FBI agents call it a ``YAC attack,'' the burglary of an automatic teller machine by a notorious ring of thieves.
Nicknamed because many members are from Yugoslavia, Albania and Croatia, the ring has been outsmarting authorities nationwide by cutting holes in bank roofs and cracking ATMs.
They are part of a growing phenomenon of ATM burglaries across Los Angeles and the country, as these machines pop up on nearly every block and even in supermarkets.
At least 25 such machines have been burglarized within the past year in Los Angeles, including one in the San Fernando Valley that thieves cracked last month. In that break-in, the burglars pulled the ATM out of the ground and drove away with it.
And in all cases in the Valley this past year, there are no concrete suspects.
``They're really well-organized,'' said Detective Troy Bybee, officer in charge of the Los Angeles Police Department's Safe Detail. ``By the time the alarms in the vault go off, they're gone.''
Part of the reason for the increase in such burglaries in recent years, authorities said, is these seasoned thieves have learned that if they're caught, they face significantly less time in prison than if they commit a bank robbery.
And they don't have to worry about confronting guards, tellers or errant customers.
A bank robbery could bring 10 to 20 years in federal prison because it is considered a crime against a person, authorities said. An ATM burglary, however, is deemed a property crime and therefore brings just two to five years in prison, depending on the person's record.

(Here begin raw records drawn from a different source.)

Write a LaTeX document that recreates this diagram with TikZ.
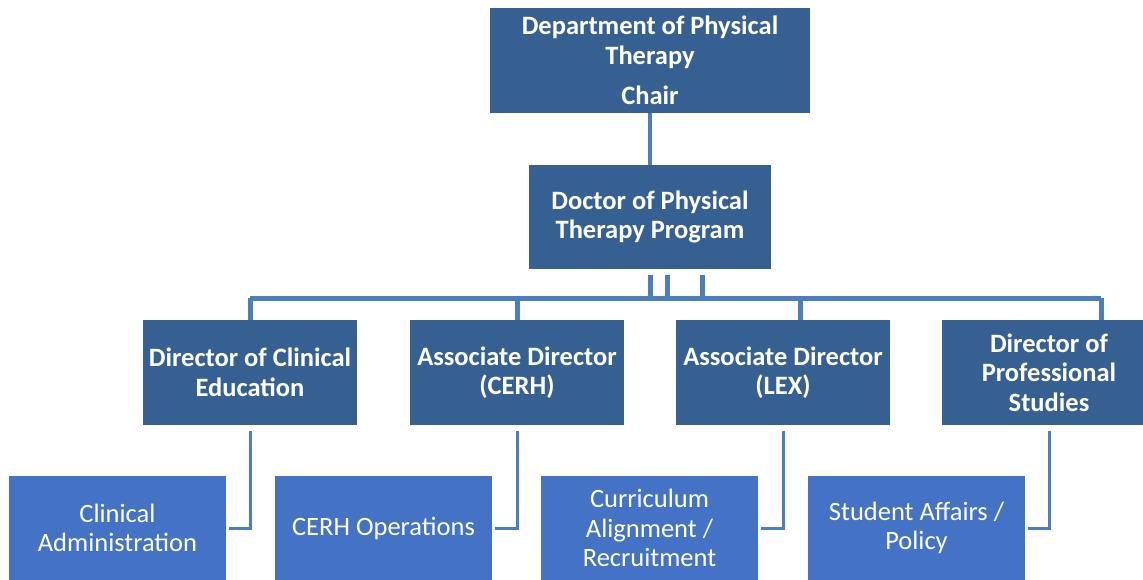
\documentclass[tikz,border=0pt]{standalone}
\usepackage{fontspec}
\setmainfont{Carlito}
\usetikzlibrary{positioning,calc}
\definecolor{headblue}{RGB}{55,96,146}
\definecolor{unitblue}{RGB}{68,114,196}
\definecolor{linkblue}{RGB}{74,126,190}
\tikzstyle{head} = [rectangle, fill=headblue, text=white, font=\fontsize{26.5}{29.5}\selectfont\bfseries,
    text centered, inner sep=0pt, minimum height=105pt]
\tikzstyle{unit} = [rectangle, fill=unitblue, text=white, font=\fontsize{26.5}{29.5}\selectfont,
    text centered, inner sep=0pt, minimum width=217pt, minimum height=104pt]
\tikzstyle{line} = [draw=linkblue, line width=5pt]
\tikzstyle{elbow} = [draw=linkblue, line width=3pt]

\begin{document}
\begin{tikzpicture}[x=1pt, y=-1pt, node distance = 267pt]
    \useasboundingbox (0,0) rectangle (1143,580);
    % Place nodes
    \node [head, minimum width=320pt, align=center] (chair) at (650,60.5) {Department of Physical\\Therapy\\[11pt]Chair};
    \node [head, minimum width=242pt, minimum height=104pt, align=center, below of=chair, node distance=156.5pt] (dpt) {Doctor of Physical\\Therapy Program};
    \node [head, minimum width=214pt, align=center] (dce) at (250,372.5) {Director of Clinical\\Education};
    \node [head, minimum width=214pt, align=center, right of=dce] (cerh) {Associate Director\\(CERH)};
    \node [head, minimum width=214pt, align=center, right of=cerh, node distance=266pt] (lex) {Associate Director\\(LEX)};
    \node [head, minimum width=214pt, align=center, right of=lex, node distance=266pt] (dps) {Director of\\Professional\\Studies};
    \node [unit, align=center] (clin) at (117.5,528) {Clinical\\Administration};
    \node [unit, align=center, right of=clin, node distance=266pt] (ops) {CERH Operations};
    \node [unit, align=center, right of=ops, node distance=266pt] (curr) {Curriculum\\Alignment /\\Recruitment};
    \node [unit, align=center, right of=curr, node distance=267pt] (aff) {Student Affairs /\\Policy};
    \coordinate (busl) at (250,298);
    \coordinate (busr) at (1101,298);
    % Draw edges
    \path [line, line width=4pt] (chair.south) -- (dpt.north);
    \path [line] ([yshift=-6pt]dpt.south) -- (dpt.south |- busl);
    \path [line] ([xshift=17pt,yshift=-6pt]dpt.south) -- ([xshift=17pt]dpt.south |- busl);
    \path [line] ([xshift=52pt,yshift=-6pt]dpt.south) -- ([xshift=52pt]dpt.south |- busl);
    \path [line] (busl) -- (busr);
    \path [line] (busl) -- (dce.north);
    \path [line] (cerh.north |- busl) -- (cerh.north);
    \path [line] ([xshift=17pt]lex.north |- busl) -- ([xshift=17pt]lex.north);
    \path [line] (busr) -- (busr |- dps.north);
    \path [elbow] ([yshift=-6pt]dce.south) -- (dce.south |- clin.east) -- ([xshift=3pt]clin.east);
    \path [elbow] ([yshift=-6pt]cerh.south) -- (cerh.south |- ops.east) -- ([xshift=3pt]ops.east);
    \path [elbow] ([yshift=-6pt]lex.south) -- (lex.south |- curr.east) -- ([xshift=3pt]curr.east);
    \path [elbow] ([yshift=-6pt]dps.south) -- (dps.south |- aff.east) -- ([xshift=3pt]aff.east);
\end{tikzpicture}
\end{document}
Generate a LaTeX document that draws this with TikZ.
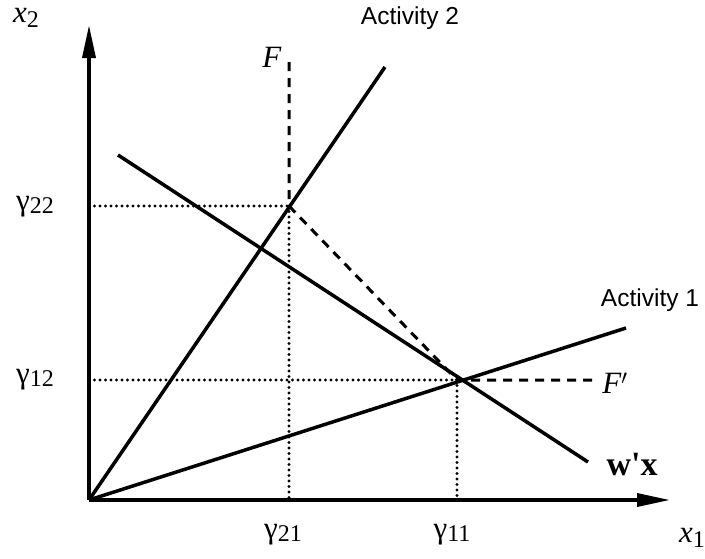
\documentclass[tikz,border=0pt]{standalone}
\usepackage{fontspec}
\setmainfont{Liberation Serif}
\newfontfamily\labsans{Liberation Sans}
\usetikzlibrary{arrows.meta}
\newcommand{\gsub}[1]{{\fontsize{31}{34}\selectfont γ\raisebox{-0.22ex}{\fontsize{24}{26}\selectfont #1}}}
\begin{document}
\begin{tikzpicture}[x=1pt,y=-1pt,
  solidline/.style={line width=3.5pt},
  axisline/.style={line width=3.5pt,-{Triangle[length=33pt,width=13pt]}},
  dotline/.style={line width=3.2pt,dash pattern=on 0pt off 5.5pt,line cap=round},
  dashline/.style={line width=3pt,dash pattern=on 9pt off 7pt},
  lab/.style={inner sep=0pt,font=\fontsize{31}{34}\selectfont},
  act/.style={inner sep=0pt,font=\labsans\fontsize{24.5}{28}\selectfont}]
\useasboundingbox (0,0) rectangle (705,558);
\coordinate (O) at (89,500);
\coordinate (P) at (289,206);
\coordinate (Q) at (457,380);
\coordinate (Ytop) at (89,25);
\coordinate (Xend) at (670,500);
\coordinate (A2end) at (385,67);
\coordinate (A1end) at (626,328);
\coordinate (Wa) at (118,155);
\coordinate (Wb) at (588,462);
\coordinate (Ftop) at (289,62);
\coordinate (Fend) at (592,380);
\coordinate (Py) at (89,206);
\coordinate (Px) at (289,500);
\coordinate (Qy) at (89,380);
\coordinate (Qx) at (457,500);
% axes
\draw[axisline] (O) -- (Ytop);
\draw[axisline] (O) -- (Xend);
% dotted guides
\draw[dotline] (Py) -- (P);
\draw[dotline] (P) -- (Px);
\draw[dotline] (Qy) -- (Q);
\draw[dotline] (Q) -- (Qx);
% activity rays
\draw[solidline] (O) -- (A2end);
\draw[solidline] (O) -- (A1end);
% w'x line
\draw[solidline] (Wa) -- (Wb);
% frontier
\draw[dashline] (Ftop) -- (P) -- (Q) -- (Fend);
% labels
\node[lab] (x2) at (26,18) {\textit{x}\raisebox{-0.3ex}{\fontsize{24}{26}\selectfont 2}};
\node[lab] (x1) at (692,538) {\textit{x}\raisebox{-0.3ex}{\fontsize{24}{26}\selectfont 1}};
\node[lab] (g22) at (35,207) {\gsub{22}};
\node[lab] (g12) at (35,380) {\gsub{12}};
\node[lab] (g21) at (283,535) {\gsub{21}};
\node[lab] (g11) at (452,535) {\gsub{11}};
\node[act] (a2) at (410,18) {Activity 2};
\node[act] (a1) at (650,300) {Activity 1};
\node[lab] (F) at (272,57) {\textit{F}};
\node[lab] (Fp) at (615,383) {\textit{F}$'$};
\node[lab,font=\fontsize{34}{36}\selectfont] (wx) at (632,465) {\textbf{w\textquotesingle x}};
\end{tikzpicture}
\end{document}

``The sentencing is less and the exposure to risk is less. The risk of getting captured or shot is significantly higher in a robbery,'' said Robert Mack, a supervisory special agent for the FBI's Bank Robbery Squad in Los Angeles.
And there's more loot to be found in the well-stocked machines. The bandits often escape with more than $100,000 - 10 times what authorities said they would get in a bank robbery.

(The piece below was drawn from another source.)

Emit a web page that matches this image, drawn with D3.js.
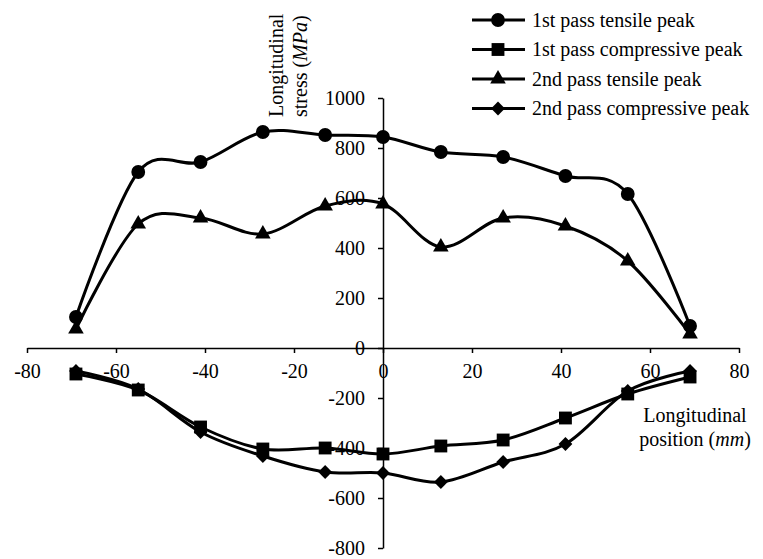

But burglars beware: Many banks are catching on, although they are reluctant to reveal specific security measures.
``It's been going on for three years now. The banks are very concerned about the problem,'' said Leland Chan, general counsel for the California Bankers Association, a trade group that represents and lobbies for banks.
``Banks are working more closely with police officers and taking preventative measures. But it's extremely difficult because of the thousands of ATMs on the street. It's difficult to put a guard on every one of them,'' Chan said.

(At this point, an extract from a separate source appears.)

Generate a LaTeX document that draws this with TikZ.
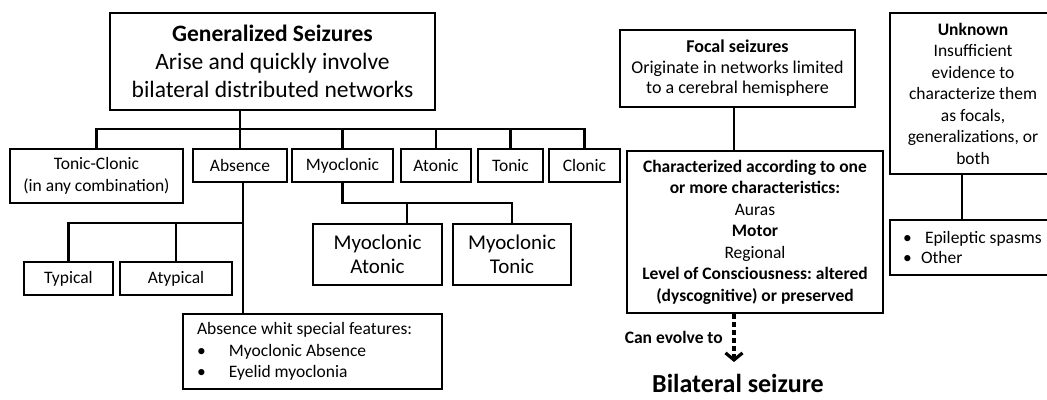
\documentclass[tikz,border=0pt]{standalone}
\usepackage{fontspec}
\setmainfont{Carlito}
\usetikzlibrary{arrows.meta}
\frenchspacing
\newcommand\fgen{\fontsize{23.5pt}{28pt}\selectfont}
\newcommand\fsm{\fontsize{17.5pt}{21.5pt}\selectfont}
\newcommand\fmid{\fontsize{21pt}{23.5pt}\selectfont}
\newcommand\ffoc{\fontsize{18pt}{20.5pt}\selectfont}
\newcommand\fbig{\fontsize{26pt}{30pt}\selectfont}
\begin{document}
\begin{tikzpicture}[x=1pt,y=-1pt,
  box/.style={draw, line width=1.8pt, align=center, inner sep=0pt, font=\fsm},
  conn/.style={line width=2.2pt},
]
\useasboundingbox (0,0) rectangle (1047,399);
% Generalized
\node[box, minimum width=325, minimum height=97, font=\fgen] (gen) at (272.5,61.5)
  {\textbf{Generalized Seizures}\\Arise and quickly involve\\bilateral distributed networks};
\node[box, minimum width=173, minimum height=54] (tc) at (96.5,176) {Tonic-Clonic\\(in any combination)};
\node[box, minimum width=94, minimum height=33] (abs) at (240,165.5) {Absence};
\node[box, minimum width=101, minimum height=33] (myo) at (342.5,165.5) {Myoclonic};
\node[box, minimum width=70, minimum height=33] (aton) at (436,165.5) {Atonic};
\node[box, minimum width=65, minimum height=33] (ton) at (510.5,165.5) {Tonic};
\node[box, minimum width=71, minimum height=33] (clon) at (584.5,165.5) {Clonic};
\node[box, minimum width=89, minimum height=33] (typ) at (68.5,278.5) {Typical};
\node[box, minimum width=112, minimum height=33] (atyp) at (176,278.5) {Atypical};
\node[box, minimum width=259, minimum height=75, text width=231pt, inner xsep=14pt, align=flush left] (absp) at (312.5,351.5)
  {Absence whit special features:\\\makebox[32pt][l]{•}Myoclonic Absence\\\makebox[32pt][l]{•}Eyelid myoclonia};
\node[box, minimum width=129, minimum height=61, font=\fmid] (ma) at (377.5,254.5) {Myoclonic\\Atonic};
\node[box, minimum width=118, minimum height=61, font=\fmid] (mt) at (512,254.5) {Myoclonic\\Tonic};
% Focal
\node[box, minimum width=235, minimum height=77, font=\ffoc] (focal) at (737.5,68.5)
  {\textbf{Focal seizures}\\Originate in networks limited\\to a cerebral hemisphere};
\node[box, minimum width=256, minimum height=162] (char) at (755,232)
  {\textbf{Characterized according to one}\\\textbf{or more characteristics:}\\Auras\\\textbf{Motor}\\Regional\\\textbf{Level of Consciousness: altered}\\\textbf{(dyscognitive) or preserved}};
\node[font=\fsm, anchor=east, inner sep=0pt] (can) at (723,337) {\textbf{Can evolve to}};
\node[font=\fbig, anchor=base, inner sep=0pt] (bil) at (738,392) {\textbf{Bilateral seizure}};
% Unknown
\node[box, minimum width=166, minimum height=161] (unk) at (973,93.5)
  {\textbf{Unknown}\\Insufficient\\evidence to\\characterize them\\as focals,\\generalizations, or\\both};
\node[box, minimum width=166, minimum height=55, text width=153pt, inner xsep=6.5pt, align=flush left, font=\fontsize{17.5pt}{20pt}\selectfont] (epi) at (973,247.5)
  {\hspace*{6.5pt}\makebox[22pt][l]{•}Epileptic spasms\\\hspace*{6.5pt}\makebox[18pt][l]{•}Other};
% connectors: generalized
\draw[conn] (gen.south -| abs.north) -- (abs.north);
\draw[conn] (tc.north) -- (tc.north |- 0,129) -- (clon.north |- 0,129) -- (clon.north);
\foreach \n in {myo,aton,ton} \draw[conn] (\n.north) -- (\n.north |- 0,129);
% absence
\draw[conn] ([xshift=3pt]abs.south) -- ([xshift=3pt]abs.south |- absp.north);
\draw[conn] (typ.north) -- (typ.north |- 0,223) -- ([xshift=3pt]abs.south |- 0,223);
\draw[conn] (atyp.north) -- (atyp.north |- 0,223);
% myoclonic
\draw[conn] (myo.south) -- (myo.south |- 0,203) -- (mt.north |- 0,203) -- (mt.north);
\draw[conn] ([xshift=29.5pt]ma.north) -- ([xshift=29.5pt]ma.north |- 0,203);
% focal
\draw[conn] ([xshift=-3.5pt]focal.south) -- ([xshift=-3.5pt]focal.south |- char.north);
\coordinate (tip) at (734,362);
\draw[line width=3.2pt, dash pattern=on 5pt off 3pt, -{Straight Barb[length=7pt,width=17pt]}] ([xshift=-21pt]char.south) -- (tip);
% unknown
\draw[conn] ([xshift=-11pt]unk.south) -- ([xshift=-11pt]unk.south |- epi.north);
\end{tikzpicture}
\end{document}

Sometimes the burglaries are inside jobs, as police believe was the case at a Bank of America stand-alone ATM at 16920 Devonshire St. in Northridge.
Employees entered the safe and stole $236,000 - all in $20 bills, Bybee said. ``It was definitely an inside job with somebody having access to alarm codes and keys and combinations,'' he said.
No one has been arrested because the employees with access to the codes deny involvement. But a similar break-in occurred at the Bank of America ATM at the Sherman Oaks Galleria at 14006 Riverside Drive in October 1999, Bybee said. More than $93,000 was taken.
On Sept. 22, one inventive thief or group of them used a car or truck to steal an entire free-standing ATM that was bolted to the ground at the Cambridge Farms Market in West Hills.
``They tore the whole machine out,'' said Detective Greg De Rousseau of the West Valley Division's Burglary Unit.
The store's manager, who declined to give her name, was shocked. ``What will they think of next?'' she said.
Police are still searching for the thieves.
In recent weeks, the LAPD has been looking for the notorious YAC ring, usually consisting of groups of six people, authorities said. Armed with high-powered rifles, police scanners, two-way radios and lookouts, they have attacked ATMs across the country, including 10 times in Los Angeles over the past three years.
``We used to use the term 'a YAC attack,' '' FBI Agent Mack said.
They last hit a Bank of America ATM in Northridge in April 1999, when they cut a hole in the roof, quickly covered it with plywood and hid until police responded to the alarms, Bybee said.
``They lay back in a car across the street,'' the detective said.
Often, the police helicopters cannot detect the hole because it's covered, so police leave - and that's when this group goes to work.
They tunnel their way through the roof, cut through the ceiling of the ATM room and use high-powered tools to break into the money vault - without alarms, Bybee said.
And after snatching the cash, they leave all their tools and shoes behind in case they're caught.
``They only have the money on them,'' Bybee said.
In the Northridge case, the YACs got away with $91,800.
``They're very organized. They leave no finger- or shoe-prints. They're so transient. They're in and out very fast,'' the safe expert said.